Тифлисский обозреватель находил пьесу в высшей степени оригинальным произведением и отмечал, что «пьеса эта заинтриговывает зрителя не столько интригой ее и сюжетом, сколько талантливым воспроизведением, в самом реальном виде, движений человеческой души», высоко оценил данный в ней «психологический анализ личности», нашел «могучий талант в понимании и умении передавать психологические перипетии души человеческой» («Тифлисский театр». — «Кавказ», 1889, 30 июня, № 170. Подпись: В. — ч).
В журнале «Артист» утверждалось, что пьеса Чехова представляет несомненно выдающееся явление в современной драматической литературе, указывалось на «чрезвычайно тонкую психическую подкладку», на изображение «неисчерпаемой области души человеческой» («Театр г. Корша. Заметки и впечатления». — «Артист», 1889, кн. II, октябрь, стр. 108. Подпись: А.). Через несколько лет критик В. Л. Кигн припоминал, «какой вздох облегчения вырвался у публики, и даже у критики, когда на сцене явился „Иванов“ г. Чехова» и от пьесы «пахнуло такой свежестью, свободой, умом и искренностью, что радость, с которой она была встречена, и законна и понятна» («А. Чехов». — «Книжки Недели», 1891, № 5, стр. 208, отд. Беседы о литературе. Подпись: 1).

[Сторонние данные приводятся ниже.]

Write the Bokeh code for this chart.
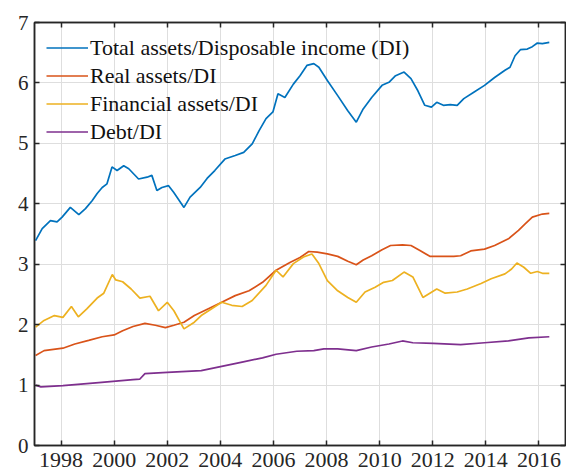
from bokeh.plotting import figure
from bokeh.models import LinearAxis, FixedTicker, Range1d
from bokeh.embed import file_html
from bokeh.resources import INLINE

# ---------------- data ----------------
total_x = [1997.04, 1997.29, 1997.6, 1997.85, 1998.04, 1998.35, 1998.67, 1998.92, 1999.17, 1999.36,
           1999.55, 1999.73, 1999.92, 2000.11, 2000.36, 2000.55, 2000.92, 2001.24, 2001.42, 2001.61,
           2001.8, 2002.05, 2002.24, 2002.63, 2002.86, 2003.24, 2003.5, 2003.79, 2004.17, 2004.56,
           2004.88, 2005.2, 2005.46, 2005.72, 2005.98, 2006.17, 2006.43, 2006.75, 2007.0, 2007.26,
           2007.52, 2007.71, 2008.03, 2008.42, 2008.8, 2009.12, 2009.38, 2009.7, 2010.09, 2010.35,
           2010.6, 2010.92, 2011.18, 2011.44, 2011.7, 2011.95, 2012.15, 2012.4, 2012.66, 2012.92,
           2013.17, 2013.56, 2013.95, 2014.33, 2014.72, 2014.91, 2015.1, 2015.3, 2015.56, 2015.75,
           2015.94, 2016.13, 2016.39]
total_y = [3.39, 3.59, 3.72, 3.70, 3.78, 3.94, 3.82, 3.92, 4.05, 4.17,
           4.27, 4.33, 4.61, 4.55, 4.63, 4.58, 4.41, 4.44, 4.47, 4.22,
           4.27, 4.30, 4.19, 3.94, 4.11, 4.27, 4.42, 4.55, 4.74, 4.80,
           4.85, 4.99, 5.21, 5.41, 5.52, 5.82, 5.76, 5.98, 6.12, 6.29,
           6.32, 6.26, 6.04, 5.79, 5.54, 5.35, 5.57, 5.76, 5.96, 6.01,
           6.12, 6.18, 6.07, 5.87, 5.63, 5.60, 5.68, 5.63, 5.64, 5.63,
           5.74, 5.85, 5.96, 6.09, 6.21, 6.26, 6.45, 6.55, 6.56, 6.60,
           6.66, 6.65, 6.67]

real_x = [1997.04, 1997.36, 1998.07, 1998.52, 1999.04, 1999.55, 2000.0, 2000.32, 2000.71, 2001.16,
          2001.55, 2001.93, 2002.25, 2002.63, 2003.02, 2003.53, 2004.05, 2004.56, 2005.08, 2005.59,
          2006.1, 2006.62, 2007.0, 2007.33, 2007.65, 2008.03, 2008.42, 2008.8, 2009.12, 2009.38,
          2009.7, 2010.09, 2010.41, 2010.86, 2011.18, 2011.5, 2011.89, 2012.28, 2012.79, 2013.05,
          2013.43, 2013.95, 2014.33, 2014.85, 2015.23, 2015.49, 2015.75, 2016.13, 2016.39]
real_y = [1.49, 1.57, 1.61, 1.68, 1.74, 1.80, 1.83, 1.90, 1.97, 2.02,
          1.99, 1.95, 1.99, 2.04, 2.15, 2.26, 2.37, 2.48, 2.56, 2.70,
          2.90, 3.03, 3.11, 3.21, 3.20, 3.17, 3.13, 3.05, 2.99, 3.07,
          3.14, 3.24, 3.31, 3.32, 3.31, 3.23, 3.13, 3.13, 3.13, 3.14,
          3.22, 3.25, 3.31, 3.42, 3.56, 3.67, 3.78, 3.83, 3.84]

fin_x = [1997.04, 1997.36, 1997.75, 1998.07, 1998.39, 1998.65, 1998.97, 1999.36, 1999.61, 1999.93,
         2000.06, 2000.32, 2000.64, 2000.97, 2001.35, 2001.67, 2002.0, 2002.25, 2002.63, 2003.02,
         2003.28, 2003.66, 2004.05, 2004.43, 2004.82, 2005.2, 2005.72, 2006.1, 2006.36, 2006.75,
         2007.13, 2007.45, 2007.71, 2008.03, 2008.42, 2008.8, 2009.12, 2009.45, 2009.83, 2010.15,
         2010.48, 2010.92, 2011.25, 2011.63, 2012.15, 2012.47, 2012.92, 2013.3, 2013.82, 2014.2,
         2014.72, 2014.97, 2015.17, 2015.43, 2015.69, 2015.94, 2016.13, 2016.39]
fin_y = [1.96, 2.07, 2.15, 2.12, 2.30, 2.13, 2.26, 2.44, 2.52, 2.83,
         2.74, 2.71, 2.59, 2.44, 2.47, 2.23, 2.37, 2.23, 1.93, 2.04,
         2.15, 2.26, 2.37, 2.32, 2.30, 2.40, 2.65, 2.90, 2.79, 3.01,
         3.12, 3.17, 3.01, 2.73, 2.56, 2.45, 2.37, 2.54, 2.62, 2.70,
         2.73, 2.87, 2.79, 2.45, 2.59, 2.52, 2.54, 2.59, 2.68, 2.76,
         2.84, 2.92, 3.02, 2.95, 2.85, 2.88, 2.85, 2.85]

debt_x = [1997.04, 1997.24, 1998.07, 1999.42, 2000.71, 2000.97, 2001.16, 2002.0, 2003.28, 2004.05,
          2004.82, 2005.59, 2006.1, 2006.88, 2007.52, 2007.9, 2008.42, 2009.12, 2009.7, 2010.35,
          2010.86, 2011.25, 2012.02, 2013.05, 2013.95, 2014.85, 2015.62, 2016.39]
debt_y = [1.00, 0.97, 0.99, 1.04, 1.09, 1.10, 1.19, 1.21, 1.24, 1.31,
          1.38, 1.45, 1.51, 1.56, 1.57, 1.60, 1.60, 1.57, 1.63, 1.68,
          1.73, 1.70, 1.69, 1.67, 1.70, 1.73, 1.78, 1.80]

series_labels = ["Total assets/Disposable income (DI)", "Real assets/DI",
                 "Financial assets/DI", "Debt/DI"]
x_ticks = [1998, 2000, 2002, 2004, 2006, 2008, 2010, 2012, 2014, 2016]
y_ticks = [0, 1, 2, 3, 4, 5, 6, 7]

# ---------------- styling ----------------
FONT = "Liberation Serif"
DARK = "#262626"
colors = ["#0072BD", "#D95319", "#EDB120", "#7E2F8E"]

p = figure(width=566, height=475,
           x_range=Range1d(1997, 2017), y_range=Range1d(0, 7),
           output_backend="svg", toolbar_location=None,
           min_border_left=34, min_border_right=1,
           min_border_top=22, min_border_bottom=30)
p.background_fill_color = "white"
p.border_fill_color = "white"
p.outline_line_color = DARK
p.outline_line_width = 1.5

for xs, ys, c, lab in zip([total_x, real_x, fin_x, debt_x],
                          [total_y, real_y, fin_y, debt_y],
                          colors, series_labels):
    p.line(xs, ys, line_color=c, line_width=1.7, legend_label=lab)

# main axes
p.xaxis.ticker = FixedTicker(ticks=x_ticks)
p.yaxis.ticker = FixedTicker(ticks=y_ticks)
for ax in (p.xaxis[0], p.yaxis[0]):
    ax.axis_line_color = DARK
    ax.axis_line_width = 1.5
    ax.major_tick_line_color = DARK
    ax.major_tick_line_width = 1.5
    ax.major_tick_in = 5
    ax.major_tick_out = 0
    ax.minor_tick_line_color = None
    ax.major_label_text_font = FONT
    ax.major_label_text_color = DARK
p.xaxis.major_label_text_font_size = "22px"
p.xaxis.major_label_standoff = 7
p.yaxis.major_label_text_font_size = "21px"
p.yaxis.major_label_standoff = 6

# mirrored tick marks on top and right (no labels)
def tick_axis(ticks):
    return LinearAxis(ticker=FixedTicker(ticks=ticks),
                      major_label_overrides={t: "" for t in ticks},
                      major_label_standoff=0, major_tick_in=5, major_tick_out=0,
                      axis_line_color=DARK, axis_line_width=1.5,
                      major_tick_line_color=DARK, major_tick_line_width=1.5,
                      minor_tick_line_color=None)

p.add_layout(tick_axis(x_ticks), "above")
p.add_layout(tick_axis(y_ticks), "right")

# grid
p.xgrid.ticker = FixedTicker(ticks=x_ticks)
p.ygrid.ticker = FixedTicker(ticks=y_ticks)
p.grid.grid_line_color = "#dedede"
p.grid.grid_line_width = 1

# legend
lg = p.legend[0]
lg.location = "top_left"
lg.margin = 12
lg.padding = 2
lg.spacing = 1
lg.label_height = 27
lg.glyph_height = 27
lg.glyph_width = 42
lg.label_standoff = 2
lg.label_text_font = FONT
lg.label_text_font_size = "22px"
lg.label_text_color = "#111111"
lg.background_fill_alpha = 0
lg.border_line_color = None

open("out.html", "w").write(file_html(p, INLINE))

Правда, те же критики, которые видели в «Иванове» элементы новизны, одновременно подчеркивали драматургическую неопытность Чехова, несовершенство драматической формы пьесы, ее несценичность и т. п. Тот же Тихонов указывал на «чисто технические недочеты», «несколько неуклюжие и угловатые приемы» («Неделя»); Дистерло выделил недостаток, «обличающий в авторе еще неопытного драматурга»: сам Иванов «совсем почти не действует», и его появления на сцене «не представляют настоящего драматического изображения характера, раскрывающегося в действии» («Неделя»); Введенский — «необыкновенное обилие вводных, к делу не относящихся сцен и разговоров» («Русские ведомости»); Андреевский — «неумелость автора придать действию пьесы необходимую сценичность, интерес и оживление, а также и растянутость совершенно неинтересных разговоров между действующими лицами, а подчас и совершенно излишние повторения» («Киевское слово»).
Суворин хотя и признавал, что талант Чехова включает в себя «элемент драматический в значительной степени», однако обставил это признание рядом оговорок: «Драматическая форма, очевидно, еще стесняет автора или не подчиняется ему. Характеры сложились в голове автора не драматически, а беллетристически, а потому движения и действия в пьесе мало». «Центральная фигура в пьесе, Иванов, для полного и яркого своего развития требовала бы широких рамок романа или большой повести…» («Новое время»).
В статье И. Н. Ге говорилось: «…если можно в чем винить г. Чехова, так только в том, что он не будучи еще вполне освоенным с условиями сцены, упустил из виду, что сцена — есть изображение жизни, а не сама жизнь <…> что поэтому автор, писавши сценическое произведение, обязательно должен необходимые места в пьесе, называемые в картине пятнами, выдать яснее, усиливая их» («Одесский листок»). Критик «Артиста» утверждал, что талант Чехова «направлен преимущественно к повествовательной форме», и отмечал в пьесе «многие крупные недостатки»: «самая концепция драмы, техническое строение ее мало удовлетворительны», характер Иванова «малоподвижен, он не развивается перед зрителем», «в пьесе мало яркости», «события часто заменяются рассказами действующих лиц» и т. д.
После выхода «Скучной истории» Кигн отметил единство настроения, которым проникнуты повесть и пьеса, и сходство героев, которые «уже носят в себе зачатки хандры» («Беседы о литературе». — «Книжки Недели», 1891, № 1, стр. 178. Подпись: 1). Подчеркивалось также их различие: если в пьесе Чехов ограничился «одним констатированием факта», то в повести сделал уже «попытку объяснить существование столь ненормального явления в обществе» («Еженедельное обозрение», 1889, т. X, № 299 от 29 октября, стлб. 702–704, отд. Журнальные новинки. Подпись: А-ъ).